Dalla lezione è emersa la necessità di un rinnovato impegno nella società dei cattolici, e dei giovani cattolici in primis. Si è trattato di un invito particolarmente consono alla missione di un’Università come la Cattolica, che nonostante le grandi trasformazioni nell’ambito dell’istruzione, intende mantenersi fedele alla propria natura di Ateneo popolare che ambisce a formare la futura classe dirigente. Nella lezione di Mons. Toso traspare la fiducia che, all’interno di processi apparentemente inarrestabili, tali da sfociare in scenari preoccupanti, l’azione degli uomini di buona volontà – e ovviamente soprattutto dei credenti – abbia ancora spazio e potenzialità di incidere per il cambiamento, per il miglioramento, e per la pace.

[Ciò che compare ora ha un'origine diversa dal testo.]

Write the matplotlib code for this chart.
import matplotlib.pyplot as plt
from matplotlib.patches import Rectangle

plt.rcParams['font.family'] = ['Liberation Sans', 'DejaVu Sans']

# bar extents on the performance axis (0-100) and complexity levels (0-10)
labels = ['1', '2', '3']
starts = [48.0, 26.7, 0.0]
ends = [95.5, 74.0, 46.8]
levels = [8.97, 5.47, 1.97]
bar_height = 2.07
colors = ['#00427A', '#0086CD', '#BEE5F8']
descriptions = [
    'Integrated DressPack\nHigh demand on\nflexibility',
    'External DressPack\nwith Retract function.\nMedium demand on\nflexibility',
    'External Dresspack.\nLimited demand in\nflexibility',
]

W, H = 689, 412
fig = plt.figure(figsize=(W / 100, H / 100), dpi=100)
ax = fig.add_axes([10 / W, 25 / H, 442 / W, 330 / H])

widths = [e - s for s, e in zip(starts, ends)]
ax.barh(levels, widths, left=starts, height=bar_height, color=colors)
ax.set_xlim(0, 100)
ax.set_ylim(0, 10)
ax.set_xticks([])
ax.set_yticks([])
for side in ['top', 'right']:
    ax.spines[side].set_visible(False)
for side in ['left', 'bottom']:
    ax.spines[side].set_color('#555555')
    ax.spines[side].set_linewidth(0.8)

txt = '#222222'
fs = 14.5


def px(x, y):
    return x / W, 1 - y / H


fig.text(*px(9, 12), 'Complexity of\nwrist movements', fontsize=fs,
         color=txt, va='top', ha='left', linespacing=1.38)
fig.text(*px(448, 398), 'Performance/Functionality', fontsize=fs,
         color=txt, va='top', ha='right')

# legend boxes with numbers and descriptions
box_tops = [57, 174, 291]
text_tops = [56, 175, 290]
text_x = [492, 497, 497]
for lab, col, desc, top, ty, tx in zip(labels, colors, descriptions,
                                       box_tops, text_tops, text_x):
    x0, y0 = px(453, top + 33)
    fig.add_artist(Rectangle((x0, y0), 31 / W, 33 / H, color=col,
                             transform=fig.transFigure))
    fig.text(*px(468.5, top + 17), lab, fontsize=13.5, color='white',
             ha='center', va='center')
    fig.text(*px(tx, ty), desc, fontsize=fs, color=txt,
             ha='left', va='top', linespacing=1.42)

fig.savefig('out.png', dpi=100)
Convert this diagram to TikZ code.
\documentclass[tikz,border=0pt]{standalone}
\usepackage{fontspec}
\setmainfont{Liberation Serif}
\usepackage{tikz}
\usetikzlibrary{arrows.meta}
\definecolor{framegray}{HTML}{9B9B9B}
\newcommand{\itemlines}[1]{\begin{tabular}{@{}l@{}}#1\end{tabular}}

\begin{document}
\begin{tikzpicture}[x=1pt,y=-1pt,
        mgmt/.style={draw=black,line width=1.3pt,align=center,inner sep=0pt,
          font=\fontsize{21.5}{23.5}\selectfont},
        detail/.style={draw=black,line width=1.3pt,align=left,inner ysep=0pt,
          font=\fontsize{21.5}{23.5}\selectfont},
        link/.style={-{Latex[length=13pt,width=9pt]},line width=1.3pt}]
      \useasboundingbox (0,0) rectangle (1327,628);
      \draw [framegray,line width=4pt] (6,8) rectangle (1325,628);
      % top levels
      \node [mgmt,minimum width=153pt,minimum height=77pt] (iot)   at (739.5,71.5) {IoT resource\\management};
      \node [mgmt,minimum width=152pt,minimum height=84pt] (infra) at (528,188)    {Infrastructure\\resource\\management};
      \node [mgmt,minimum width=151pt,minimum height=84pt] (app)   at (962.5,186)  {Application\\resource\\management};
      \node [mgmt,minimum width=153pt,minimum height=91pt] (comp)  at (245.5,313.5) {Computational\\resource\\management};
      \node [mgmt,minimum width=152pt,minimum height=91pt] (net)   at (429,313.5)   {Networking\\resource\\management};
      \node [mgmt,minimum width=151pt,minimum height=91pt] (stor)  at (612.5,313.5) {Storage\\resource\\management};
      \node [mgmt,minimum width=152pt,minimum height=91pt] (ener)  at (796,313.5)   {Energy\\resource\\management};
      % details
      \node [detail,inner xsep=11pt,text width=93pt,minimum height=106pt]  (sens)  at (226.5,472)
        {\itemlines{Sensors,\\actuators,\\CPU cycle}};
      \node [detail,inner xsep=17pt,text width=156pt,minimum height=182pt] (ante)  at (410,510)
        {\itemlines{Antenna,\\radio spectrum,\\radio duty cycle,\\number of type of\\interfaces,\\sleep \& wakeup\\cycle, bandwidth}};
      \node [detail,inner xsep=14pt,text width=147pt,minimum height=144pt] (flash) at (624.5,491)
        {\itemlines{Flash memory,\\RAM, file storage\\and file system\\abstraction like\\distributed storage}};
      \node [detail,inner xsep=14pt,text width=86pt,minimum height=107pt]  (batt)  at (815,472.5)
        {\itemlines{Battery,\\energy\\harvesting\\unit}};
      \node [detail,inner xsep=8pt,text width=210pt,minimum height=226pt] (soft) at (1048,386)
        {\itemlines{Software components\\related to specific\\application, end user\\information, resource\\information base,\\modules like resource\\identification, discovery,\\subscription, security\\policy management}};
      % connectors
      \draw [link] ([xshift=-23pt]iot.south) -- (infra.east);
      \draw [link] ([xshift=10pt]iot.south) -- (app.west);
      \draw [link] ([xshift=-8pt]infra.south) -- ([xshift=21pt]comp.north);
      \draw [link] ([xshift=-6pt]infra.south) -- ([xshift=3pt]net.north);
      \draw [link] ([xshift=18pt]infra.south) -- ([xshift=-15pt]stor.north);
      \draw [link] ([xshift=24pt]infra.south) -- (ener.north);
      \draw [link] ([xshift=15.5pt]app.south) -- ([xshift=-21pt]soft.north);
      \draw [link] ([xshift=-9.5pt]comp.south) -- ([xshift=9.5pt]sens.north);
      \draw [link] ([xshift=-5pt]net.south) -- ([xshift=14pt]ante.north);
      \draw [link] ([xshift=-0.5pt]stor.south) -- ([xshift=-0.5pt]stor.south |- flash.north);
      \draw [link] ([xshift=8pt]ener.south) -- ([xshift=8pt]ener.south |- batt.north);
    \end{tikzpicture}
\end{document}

Farà senz’altro piacere ai suoi fedeli diocesani sapere che il Vescovo ha iniziato il suo intervento con un ricordo toccante dell’alluvione in Romagna dello scorso maggio, e in particolare dei disastri vissuti a Faenza. Nel parlare di questa vicenda, di cui la vostra comunità sta ancora vivendo le conseguenze anche a causa di lungaggini burocratiche che non facilitano la ricostruzione, la mestizia del ricordo per quanto accaduto è stata però venata di speranza per il futuro delle vostre comunità, specialmente quando ha parlato della grande forza dimostrata dai giovani. Proprio quei giovani che spesso sono sottovalutati o screditati, ma che invece in quella tragedia hanno dimostrato grande slancio, attivismo e solidarietà. Mi sento di dire che, a sessant’anni dalla Pacem in Terris, lo spirito dell’enciclica viva e operi anche attraverso di loro; a noi adulti l’arduo ma appagante compito di guidarli.